At stage right was keyboardist Keith Cotton, who’s instrumental passages, whether on the piano or on the electric keyboards, were right on time with the mood of the particular Dylan song being presented. Both Cotton and Petruzzelli have performed with Osborne for at least five years.
But clearly the co-star of this show was Greene, who at 38 is a seasoned, veteran player of awesome proportions. Here, he stuck to vocals and guitar licks on his blue Gibson SG, though he is equally comfortable on the piano. Greene’s lengthy resume includes his solo work, countless tours and recordings with his own band, as well as being an alumnus of such bands as the Black Crowes, Government Mule, a Bob Weir-Jackie Greene-Chris Robinson acoustic trio, the Skinny Singers that were led by Greene and Mother Hips star Tim Bluhm, as well as the aforementioned Trigger Hippy and Phil and Friends. At this home-town show Greene was relaxed, unpressured, and obviously happy to be there. “I got a baby sitter and everything,” he said.

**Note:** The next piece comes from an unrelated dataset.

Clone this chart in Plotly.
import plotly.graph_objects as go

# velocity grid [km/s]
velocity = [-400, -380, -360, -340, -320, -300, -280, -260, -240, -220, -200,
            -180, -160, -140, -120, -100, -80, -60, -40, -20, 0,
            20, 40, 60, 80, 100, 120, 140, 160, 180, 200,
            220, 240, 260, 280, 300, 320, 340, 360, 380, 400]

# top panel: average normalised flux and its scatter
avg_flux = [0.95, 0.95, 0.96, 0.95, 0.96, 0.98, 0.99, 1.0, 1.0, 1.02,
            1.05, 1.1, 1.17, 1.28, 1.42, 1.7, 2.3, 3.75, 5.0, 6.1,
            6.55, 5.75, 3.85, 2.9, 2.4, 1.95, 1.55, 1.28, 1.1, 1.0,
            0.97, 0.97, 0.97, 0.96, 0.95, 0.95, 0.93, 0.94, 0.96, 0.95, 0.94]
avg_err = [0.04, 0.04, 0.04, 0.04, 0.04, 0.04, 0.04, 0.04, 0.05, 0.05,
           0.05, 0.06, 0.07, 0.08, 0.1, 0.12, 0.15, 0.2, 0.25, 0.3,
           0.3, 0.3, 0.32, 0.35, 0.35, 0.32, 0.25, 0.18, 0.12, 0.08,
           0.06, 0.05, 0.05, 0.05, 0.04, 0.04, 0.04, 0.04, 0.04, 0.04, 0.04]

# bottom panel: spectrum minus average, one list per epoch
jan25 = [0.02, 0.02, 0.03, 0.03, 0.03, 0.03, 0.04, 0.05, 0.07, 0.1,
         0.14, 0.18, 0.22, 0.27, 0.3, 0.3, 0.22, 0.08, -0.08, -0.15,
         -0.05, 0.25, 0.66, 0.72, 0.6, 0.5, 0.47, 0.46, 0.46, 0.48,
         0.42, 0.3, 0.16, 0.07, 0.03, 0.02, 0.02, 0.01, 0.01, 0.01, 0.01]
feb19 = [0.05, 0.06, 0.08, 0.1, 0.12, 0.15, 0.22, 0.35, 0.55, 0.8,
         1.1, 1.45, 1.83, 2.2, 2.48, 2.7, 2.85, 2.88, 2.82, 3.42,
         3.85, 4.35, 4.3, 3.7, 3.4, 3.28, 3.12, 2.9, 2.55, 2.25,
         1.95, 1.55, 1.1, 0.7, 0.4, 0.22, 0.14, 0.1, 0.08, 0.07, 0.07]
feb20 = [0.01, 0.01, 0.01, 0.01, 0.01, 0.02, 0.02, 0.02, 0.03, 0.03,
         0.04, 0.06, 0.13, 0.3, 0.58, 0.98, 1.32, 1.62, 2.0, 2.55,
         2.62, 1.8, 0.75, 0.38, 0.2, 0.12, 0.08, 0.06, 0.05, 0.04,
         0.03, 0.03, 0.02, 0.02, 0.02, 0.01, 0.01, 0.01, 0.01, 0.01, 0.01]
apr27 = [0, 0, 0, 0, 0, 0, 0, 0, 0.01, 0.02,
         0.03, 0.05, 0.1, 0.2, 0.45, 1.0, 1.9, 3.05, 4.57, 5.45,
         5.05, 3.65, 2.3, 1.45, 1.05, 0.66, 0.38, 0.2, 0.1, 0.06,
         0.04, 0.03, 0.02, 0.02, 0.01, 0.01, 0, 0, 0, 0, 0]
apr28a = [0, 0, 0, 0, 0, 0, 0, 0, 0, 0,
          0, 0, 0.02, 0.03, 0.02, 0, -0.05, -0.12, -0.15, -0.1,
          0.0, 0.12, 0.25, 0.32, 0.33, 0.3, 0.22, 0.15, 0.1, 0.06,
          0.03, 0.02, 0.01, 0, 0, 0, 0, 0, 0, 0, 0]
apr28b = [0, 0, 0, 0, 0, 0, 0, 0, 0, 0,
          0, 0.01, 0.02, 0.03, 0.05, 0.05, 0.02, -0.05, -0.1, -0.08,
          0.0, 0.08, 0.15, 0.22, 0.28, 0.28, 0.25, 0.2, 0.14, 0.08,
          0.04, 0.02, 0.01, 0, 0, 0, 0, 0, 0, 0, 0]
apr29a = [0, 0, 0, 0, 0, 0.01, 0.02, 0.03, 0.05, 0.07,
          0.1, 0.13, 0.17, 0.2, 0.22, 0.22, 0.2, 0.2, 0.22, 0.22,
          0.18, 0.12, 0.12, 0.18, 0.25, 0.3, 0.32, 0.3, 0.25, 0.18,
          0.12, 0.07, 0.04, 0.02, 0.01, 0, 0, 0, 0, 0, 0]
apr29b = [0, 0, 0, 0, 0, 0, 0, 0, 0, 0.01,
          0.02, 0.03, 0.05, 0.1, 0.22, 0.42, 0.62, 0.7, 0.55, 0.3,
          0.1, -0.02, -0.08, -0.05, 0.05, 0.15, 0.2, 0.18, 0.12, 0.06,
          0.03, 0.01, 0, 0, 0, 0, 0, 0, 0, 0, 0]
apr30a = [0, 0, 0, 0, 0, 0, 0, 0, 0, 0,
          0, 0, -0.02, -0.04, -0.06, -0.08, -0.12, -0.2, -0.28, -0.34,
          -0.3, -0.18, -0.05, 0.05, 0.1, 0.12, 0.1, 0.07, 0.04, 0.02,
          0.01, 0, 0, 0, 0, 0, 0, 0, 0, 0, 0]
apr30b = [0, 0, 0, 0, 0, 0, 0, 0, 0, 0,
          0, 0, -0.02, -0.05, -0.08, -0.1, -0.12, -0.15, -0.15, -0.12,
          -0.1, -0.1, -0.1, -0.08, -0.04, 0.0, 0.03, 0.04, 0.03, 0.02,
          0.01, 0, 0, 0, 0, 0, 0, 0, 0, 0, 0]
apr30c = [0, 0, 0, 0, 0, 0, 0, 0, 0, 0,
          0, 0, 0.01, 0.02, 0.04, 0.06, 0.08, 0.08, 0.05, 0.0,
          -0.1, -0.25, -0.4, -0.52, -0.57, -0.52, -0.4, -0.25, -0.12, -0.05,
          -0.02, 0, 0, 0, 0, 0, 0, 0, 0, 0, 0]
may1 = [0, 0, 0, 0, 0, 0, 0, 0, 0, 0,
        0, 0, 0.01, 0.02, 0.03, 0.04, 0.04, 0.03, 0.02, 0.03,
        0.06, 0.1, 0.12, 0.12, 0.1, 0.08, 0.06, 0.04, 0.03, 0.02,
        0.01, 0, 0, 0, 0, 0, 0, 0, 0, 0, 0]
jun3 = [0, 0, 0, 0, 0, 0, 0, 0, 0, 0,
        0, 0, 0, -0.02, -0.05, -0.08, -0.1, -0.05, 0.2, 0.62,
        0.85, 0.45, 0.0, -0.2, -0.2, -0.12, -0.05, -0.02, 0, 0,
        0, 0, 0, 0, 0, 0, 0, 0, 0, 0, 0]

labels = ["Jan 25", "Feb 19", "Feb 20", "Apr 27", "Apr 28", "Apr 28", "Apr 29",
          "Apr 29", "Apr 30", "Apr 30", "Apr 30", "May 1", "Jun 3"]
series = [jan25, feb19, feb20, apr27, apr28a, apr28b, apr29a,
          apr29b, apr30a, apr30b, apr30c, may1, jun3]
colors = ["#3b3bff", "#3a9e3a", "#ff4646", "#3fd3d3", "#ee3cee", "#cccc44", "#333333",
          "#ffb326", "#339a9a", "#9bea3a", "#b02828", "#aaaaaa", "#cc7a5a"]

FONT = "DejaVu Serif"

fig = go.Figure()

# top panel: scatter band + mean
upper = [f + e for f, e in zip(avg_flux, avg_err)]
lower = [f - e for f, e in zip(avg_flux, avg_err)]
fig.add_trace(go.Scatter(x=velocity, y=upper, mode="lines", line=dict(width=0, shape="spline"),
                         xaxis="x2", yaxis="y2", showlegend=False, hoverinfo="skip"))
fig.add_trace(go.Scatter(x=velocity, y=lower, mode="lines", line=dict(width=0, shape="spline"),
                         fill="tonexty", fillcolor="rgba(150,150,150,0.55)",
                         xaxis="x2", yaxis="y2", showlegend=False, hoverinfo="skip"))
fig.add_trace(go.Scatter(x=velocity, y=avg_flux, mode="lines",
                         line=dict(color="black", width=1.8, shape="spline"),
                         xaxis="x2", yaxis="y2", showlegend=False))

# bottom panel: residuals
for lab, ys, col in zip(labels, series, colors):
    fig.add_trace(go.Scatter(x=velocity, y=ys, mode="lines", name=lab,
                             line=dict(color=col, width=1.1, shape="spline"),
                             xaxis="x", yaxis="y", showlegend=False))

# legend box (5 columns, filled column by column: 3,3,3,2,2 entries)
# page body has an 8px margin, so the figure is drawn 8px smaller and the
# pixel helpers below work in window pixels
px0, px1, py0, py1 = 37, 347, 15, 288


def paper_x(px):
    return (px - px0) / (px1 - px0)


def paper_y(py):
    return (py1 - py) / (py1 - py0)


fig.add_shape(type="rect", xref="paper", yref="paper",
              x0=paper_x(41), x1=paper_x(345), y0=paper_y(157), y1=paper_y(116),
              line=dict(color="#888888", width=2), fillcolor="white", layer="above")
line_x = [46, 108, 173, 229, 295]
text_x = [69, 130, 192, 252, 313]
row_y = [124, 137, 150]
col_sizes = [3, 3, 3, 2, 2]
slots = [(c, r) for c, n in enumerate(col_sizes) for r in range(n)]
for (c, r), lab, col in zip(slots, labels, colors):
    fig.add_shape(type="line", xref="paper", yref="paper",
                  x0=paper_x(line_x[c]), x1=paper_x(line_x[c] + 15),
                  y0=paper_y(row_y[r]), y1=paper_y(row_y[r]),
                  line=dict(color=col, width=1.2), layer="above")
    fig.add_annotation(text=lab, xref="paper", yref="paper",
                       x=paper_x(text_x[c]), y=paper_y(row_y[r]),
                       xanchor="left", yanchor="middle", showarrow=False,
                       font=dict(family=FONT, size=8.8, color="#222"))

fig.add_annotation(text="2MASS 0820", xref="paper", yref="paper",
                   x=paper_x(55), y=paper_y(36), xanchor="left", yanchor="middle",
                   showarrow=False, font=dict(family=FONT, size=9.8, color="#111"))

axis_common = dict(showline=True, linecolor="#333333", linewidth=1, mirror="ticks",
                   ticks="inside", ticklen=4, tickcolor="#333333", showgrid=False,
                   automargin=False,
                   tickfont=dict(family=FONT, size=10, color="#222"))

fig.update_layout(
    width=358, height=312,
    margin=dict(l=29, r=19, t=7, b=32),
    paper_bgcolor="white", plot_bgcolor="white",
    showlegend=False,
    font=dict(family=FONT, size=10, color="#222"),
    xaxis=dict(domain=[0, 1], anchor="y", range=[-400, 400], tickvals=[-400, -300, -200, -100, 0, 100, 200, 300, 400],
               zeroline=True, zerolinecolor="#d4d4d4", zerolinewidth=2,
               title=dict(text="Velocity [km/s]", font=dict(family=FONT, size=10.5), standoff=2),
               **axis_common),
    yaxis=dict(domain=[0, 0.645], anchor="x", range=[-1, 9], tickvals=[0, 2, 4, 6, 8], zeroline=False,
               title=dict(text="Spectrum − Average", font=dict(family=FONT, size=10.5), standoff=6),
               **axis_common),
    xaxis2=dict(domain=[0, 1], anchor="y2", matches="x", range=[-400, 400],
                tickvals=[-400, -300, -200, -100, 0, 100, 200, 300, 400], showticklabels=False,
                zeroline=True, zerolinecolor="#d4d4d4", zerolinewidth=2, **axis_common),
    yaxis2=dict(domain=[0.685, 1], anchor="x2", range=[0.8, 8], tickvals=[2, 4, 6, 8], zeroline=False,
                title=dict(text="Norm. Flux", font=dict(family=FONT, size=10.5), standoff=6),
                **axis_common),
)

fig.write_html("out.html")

Osborne was clearly comfortable having Greene play a huge role in this show. Rather than sitting in for two songs and then giving a cap-tipping exit, Greene was integral throughout, flourishing with jams soft and bold as well as numerous vocal duties. The Greene-led version of “Isis,” for example, which stayed pretty close to the pace and triumphant mood of Dylan’s original, was an impressive if not quite ambitious performance of the 12-verse masterpiece. The final encore, a spellbinding version of “Knockin’ on Heaven’s Door,” sent the crowd on their way in loving fashion.

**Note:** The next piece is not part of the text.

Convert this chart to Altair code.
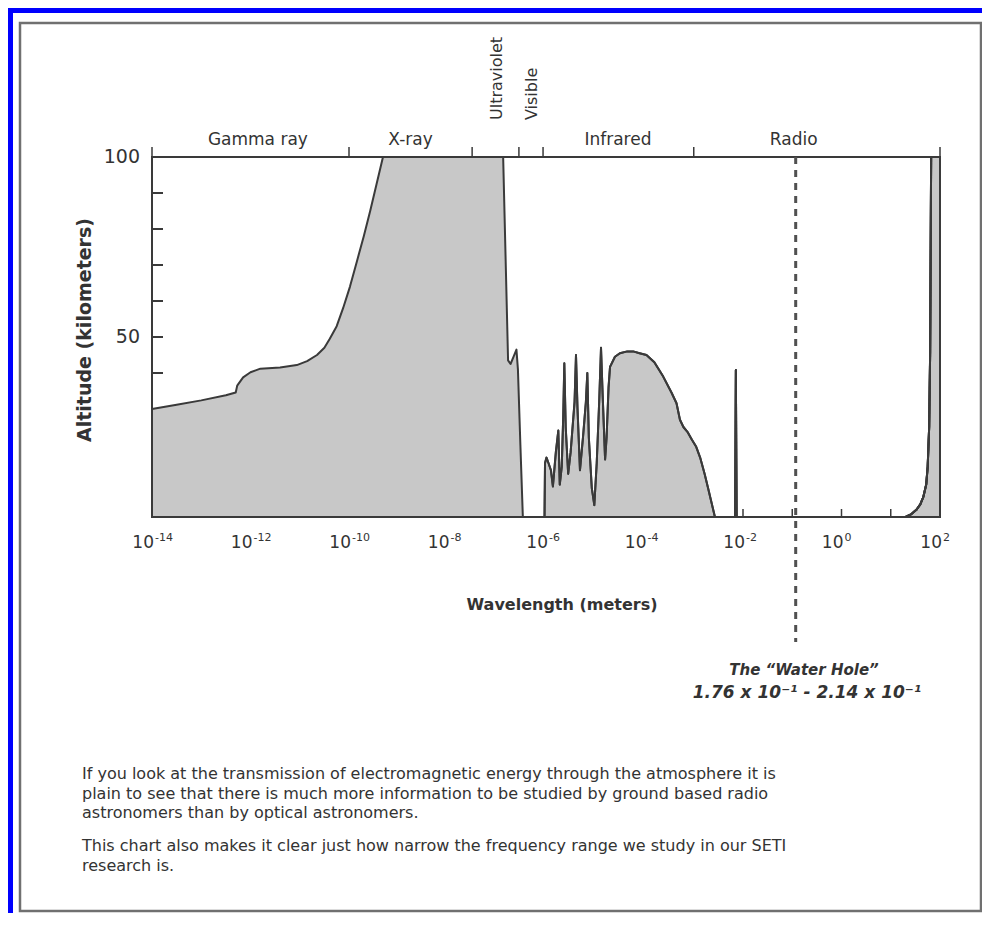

Osborne, in introducing the folk standard, “You Ain’t Goin’ Nowhere,” gave some insight of her respect for Dylan: “Lyrically, he uses biblical references and surrealist poetry and they operate on all different levels at the same time, and he’s been doing it for decades, and you know the cat is really heavy,” she said. “And yet sometimes you look at one of his songs you look at it on a piece of paper and your kinda like, ‘Huh?’ Like it’s not particularly deep or meaningful and it doesn’t really make any sense and maybe he and Robbie Robertson were sitting around and trying to make each other laugh and this is what they came up with.” “Those are my favorite ones,” Greene interjects to widespread laughter. Osborne continued, “And this next song is one of those songs. But there is something very solid and study about it. ... I’ve sung it myself on a rooftop in Switzerland at four o’clock in the morning with people that I just met. It’s just one of those songs that gets around and gets passed from person to person and gets shared with people and we are going to do it for you now.”

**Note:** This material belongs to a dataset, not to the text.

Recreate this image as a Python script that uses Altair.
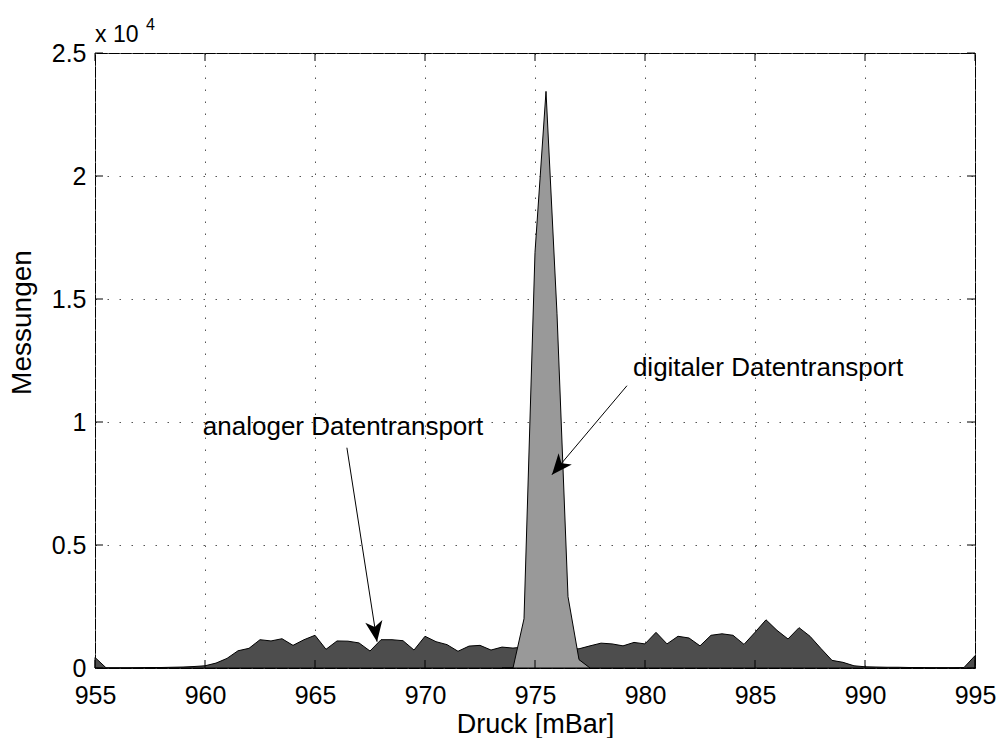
import altair as alt
import pandas as pd

FONT = "Liberation Sans"

# ---- data ----
analog_start = 955.0
analog_step = 0.5
analog_counts = [
    430, 10, 10, 10, 15, 20, 20, 30, 40, 60,          # 955.0 - 959.5
    90, 200, 390, 700, 800, 1150, 1100, 1190, 920, 1150,  # 960.0 - 964.5
    1330, 760, 1100, 1090, 1020, 690, 1150, 1150, 1110, 730,  # 965.0 - 969.5
    1290, 1070, 950, 680, 890, 920, 730, 850, 810, 850,   # 970.0 - 974.5
    850, 850, 800, 780, 780, 900, 1010, 980, 900, 1040,   # 975.0 - 979.5
    980, 1450, 980, 1290, 1220, 900, 1330, 1390, 1330, 960,  # 980.0 - 984.5
    1450, 1960, 1530, 1180, 1640, 1290, 790, 310, 230, 90,  # 985.0 - 989.5
    50, 40, 30, 30, 20, 20, 15, 15, 15, 20,             # 990.0 - 994.5
    500,                                                # 995.0
]
analog_pressure = [analog_start + analog_step * i for i in range(len(analog_counts))]

digital_pressure = [973.5, 974.0, 974.5, 975.0, 975.5, 976.0, 976.5, 977.0, 977.5]
digital_counts = [0, 0, 2000, 16900, 23440, 14400, 2900, 340, 0]

x_ticks = [955, 960, 965, 970, 975, 980, 985, 990, 995]
y_ticks = [0, 5000, 10000, 15000, 20000, 25000]

annot_labels = ["analoger Datentransport", "digitaler Datentransport"]
annot_text_x = [959.9, 979.45]
annot_text_y = [9480, 11880]
arrow_x1 = [966.45, 979.18]
arrow_y1 = [8955, 11475]
arrow_x2 = [967.82, 975.77]
arrow_y2 = [1070, 7858]
arrow_angle = [351, 40]

W, H = 880, 615
TICK = 8

df_analog = pd.DataFrame({"p": analog_pressure, "n": analog_counts})
df_digital = pd.DataFrame({"p": digital_pressure, "n": digital_counts})
df_annot = pd.DataFrame({
    "label": annot_labels, "tx": annot_text_x, "ty": annot_text_y,
    "x1": arrow_x1, "y1": arrow_y1, "x2": arrow_x2, "y2": arrow_y2,
    "ang": arrow_angle,
})
df_xt = pd.DataFrame({"v": x_ticks})
df_yt = pd.DataFrame({"v": y_ticks})
df_exp = pd.DataFrame({"t": ["x 10"], "e": ["4"]})

xscale = alt.Scale(domain=[955, 995], nice=False, zero=False)
yscale = alt.Scale(domain=[0, 25000], nice=False, zero=False)

grid_kw = dict(grid=True, gridColor="#555555", gridWidth=1, gridDash=[1.5, 10.5])

x_main = alt.Axis(
    values=x_ticks, title="Druck [mBar]", ticks=False, domain=False,
    labelFontSize=25, labelPadding=15, labelFlush=False, labelOverlap=False,
    labelColor="black", labelFont=FONT,
    titleFontSize=27, titleFontWeight="normal", titleColor="black", titleFont=FONT,
    titleY=64, titleBaseline="alphabetic", **grid_kw,
)
y_main = alt.Axis(
    values=y_ticks, labelExpr="datum.value / 10000", title="Messungen",
    ticks=False, domain=False, labelFontSize=25, labelPadding=9,
    labelFlush=False, labelOverlap=False, labelColor="black", labelFont=FONT,
    titleFontSize=28, titleFontWeight="normal", titleColor="black", titleFont=FONT,
    titleAngle=270, titleX=-73, titleY=269, titleAlign="center", titleBaseline="middle",
    **grid_kw,
)

dark = alt.Chart(df_analog).mark_area(
    fill="#4d4d4d", stroke="black", strokeWidth=1, interpolate="linear"
).encode(
    x=alt.X("p:Q", scale=xscale, axis=x_main),
    y=alt.Y("n:Q", scale=yscale, axis=y_main),
)

light = alt.Chart(df_digital).mark_area(
    fill="#999999", stroke="black", strokeWidth=1, interpolate="linear"
).encode(
    x=alt.X("p:Q", scale=xscale),
    y=alt.Y("n:Q", scale=yscale),
)

# inward tick marks on all four sides of the box
xt_bottom = alt.Chart(df_xt).mark_rule(color="black", strokeWidth=1).encode(
    x=alt.X("v:Q", scale=xscale), y=alt.value(H), y2=alt.value(H - TICK))
xt_top = alt.Chart(df_xt).mark_rule(color="black", strokeWidth=1).encode(
    x=alt.X("v:Q", scale=xscale), y=alt.value(0), y2=alt.value(TICK))
yt_left = alt.Chart(df_yt).mark_rule(color="black", strokeWidth=1).encode(
    y=alt.Y("v:Q", scale=yscale), x=alt.value(0), x2=alt.value(TICK))
yt_right = alt.Chart(df_yt).mark_rule(color="black", strokeWidth=1).encode(
    y=alt.Y("v:Q", scale=yscale), x=alt.value(W), x2=alt.value(W - TICK))

arrows = alt.Chart(df_annot).mark_rule(color="black", strokeWidth=1).encode(
    x=alt.X("x1:Q", scale=xscale),
    y=alt.Y("y1:Q", scale=yscale),
    x2="x2:Q", y2="y2:Q",
)

heads = alt.Chart(df_annot).mark_point(
    shape="M0,0 L-0.42,-1 L0,-0.72 L0.42,-1 Z", size=1700, filled=True,
    color="black", opacity=1, strokeWidth=0,
).encode(
    x=alt.X("x2:Q", scale=xscale),
    y=alt.Y("y2:Q", scale=yscale),
    angle=alt.Angle("ang:Q", scale=None),
)

texts = alt.Chart(df_annot).mark_text(
    align="left", baseline="alphabetic", fontSize=26, font=FONT, color="black"
).encode(
    x=alt.X("tx:Q", scale=xscale),
    y=alt.Y("ty:Q", scale=yscale),
    text="label:N",
)

exp_base = alt.Chart(df_exp).mark_text(
    align="left", baseline="alphabetic", fontSize=23, font=FONT, color="black"
).encode(x=alt.value(0), y=alt.value(-11), text="t:N")
exp_sup = alt.Chart(df_exp).mark_text(
    align="left", baseline="alphabetic", fontSize=16, font=FONT, color="black"
).encode(x=alt.value(51), y=alt.value(-23), text="e:N")

chart = alt.layer(
    dark, light, xt_bottom, xt_top, yt_left, yt_right,
    arrows, heads, texts, exp_base, exp_sup,
).properties(
    width=W, height=H,
    autosize=alt.AutoSizeParams(type="none"),
    padding={"left": 95, "top": 53, "right": 22, "bottom": 70},
    background="white",
).configure_view(stroke="black", strokeWidth=1)

chart.save("out.html", embed_options={"renderer": "svg", "actions": False})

Opening the show, to a rousing response and rightfully so, was Sacramento-area rock/blues/jazz singer/songwriter Katie Knipp. Performing solo on piano as well as dobro (sometimes with simultaneous harmonica and/or harmonica and foot tambourine), Knipp’s bold, impassioned style made everyone take notice. With her musical ferocity fully on display, as an instrumentalist and as a singer, Knipp’s no-holds-barred vocal style conjured audio images of a cross between Ani DiFranco and Koko Taylor.
Beginning with “Ya Make it So Hard (To Sing the Blues),” one of the lead tracks on her current project, “Take it With You,” which reached No. 10 on the Billboard Blues Album Chart, Knipp immediately crushed the notion that she’d be a ho-hum opening act. Visibly impressing people in the audience who already knew her work – this hit album is here fifth – as well as those who could be whispering, “Katie who? Wow!” delivered 11 songs, with affable commentary about her life, her family, and her travels in between. The intense and alluring performer offered six tunes from the current CD, several of her older selections, and an emotional version of an old Tom Waits ballad, “Blue Valentine.”
Part nightclub jazz chanteuse, part roadhouse blues rocker, and a whole bunch of gumption Knipp’s songs, instrumental passages, and overall gestalt suggest lots of promise and success to come.